The old saying that “quality time is better than quantity time” depends entirely on what you are building or doing. It certainly doesn’t work if you are building a home, a family life or a way of life. If you spend one hour vigorously cleaning a home and then leave it for days, it may well be clean when you return. But a lack of human physical presence has left it empty. Empty is cold and, well, empty. If you spend quantity time at home cleaning and messing it up, cleaning and messing it up, the very presence of yourself or a family is what lights it up, strengthens the invisible walls, and makes a house a Home. And that also goes for someone who lives alone and/or with a pet(s).
It’s not the work, the money, the decorations, the elegant table, the spotless floors or the crackling fireplace that make a house a home. It’s the presence of the Homemaker that keeps the family together and strengthens the Home. It’s the presence of the Keeper of that Home that feeds the spirits of any children, teenagers or others who are blessed to live there, and strengthens this beautiful place called HOME. It is every meal prepared and served, every hug that is given, every quarrel that is settled, every sick child that is rocked, every eye that is dried, every button that is mended, every floor that is swept, every diaper that is changed, every teenager that is forgiven and every kiss that is given that makes and strengthens the Home.
The very walls speak to this Homemaker each time she enters her own domain. She knows how it feels to come home to an empty house after being gone all or part of the day.
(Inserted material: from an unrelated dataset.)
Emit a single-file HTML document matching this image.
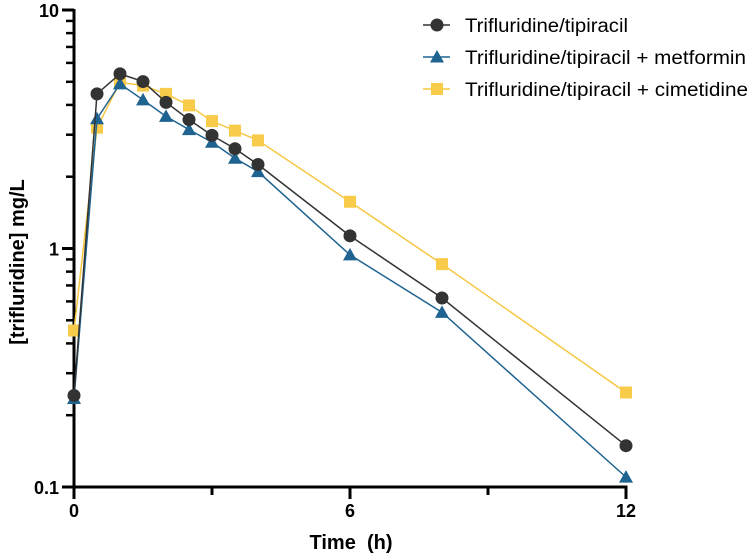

She remembers why the sweet aroma of coffee wasn’t calling her as she entered, or the scent of food bubbling from a pot on the stove wasn’t there to invite her in, or a warm fireplace or heater did not beckon her to come near. Unless there was someone caring for the young children, there where none laughing and hugging and calling her name when she entered. The Homemaker wasn’t there to bid her welcome.
It is all these little things and so much more that are what strengthens the Home.
And the more we are present there, the stronger it will be.